Reporter: Natalia Viana
"We don’t have the contract to the new house. Nothing has arrived"
We went there for my husband’s work, we came together. He is a workman, construction. We lived in a house inside a warehouse. We lived there for two and a half years, I think. Almost three. In 700.
My house was made of brick, it had a floor. Everything was cool. It had a bedroom, a bathroom, just three rooms.
This eviction story has been around for some time. When this business started of building the highway, I don’t know what it’s called.
Not everything no, just where the highway is going past, the BRT [bus rapid transit] that they are doing.
So everyone really had to leave. City Hall went there and said they would give everyone an apartment, and some would get a house. That’s how it was. When it got to November, they put everyone into rented places. While they were taking people out, they were there every day, until they had got everyone out. They put everyone into their new places, because everyone had a place to go to, you know.
This changed in November – I can’t remember which day – and on April 16 we moved here.
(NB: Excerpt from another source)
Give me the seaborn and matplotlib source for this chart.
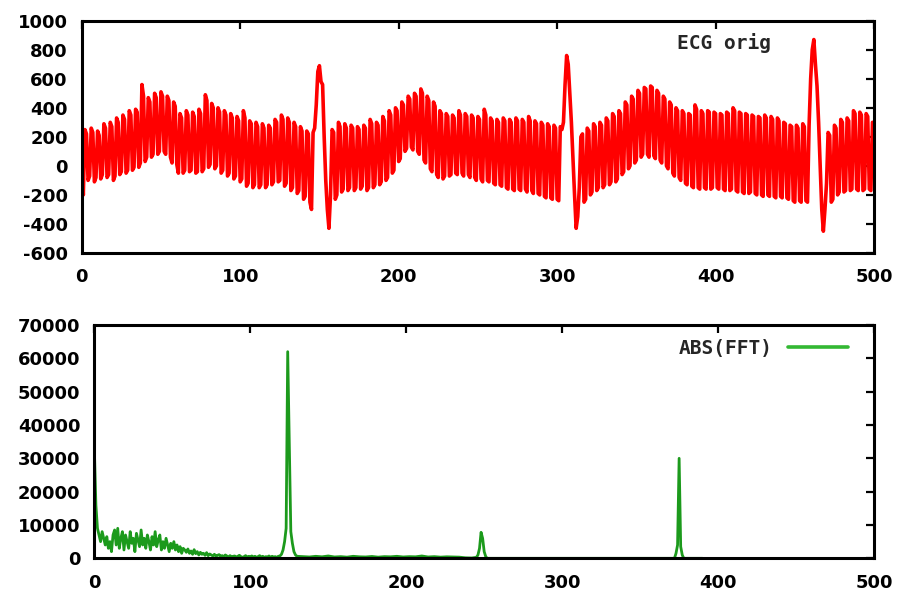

It’s great, here it’s cool. We just don’t like what’s happening now. There is an order of eviction, but not from the bank. Because we don’t have either a contract or a letter, nothing has arrived. But as it’s Jorge who is in front of things, they are going to give it to him. If it has arrived it is for those who have a letter from the bank, we don’t have one. We said: “If one goes, we all go.” But where would we go? Because this is our house, we are not going to lose it. They took us out of there and said we are not going to lose out, because this house is ours just like the other one was. That was what they said: that we would move here, but this was ours. We weren’t to pay anything, you see? That’s what we are afraid of. We are afraid and we aren’t at the same time, because whatever happens we are not going to lose out.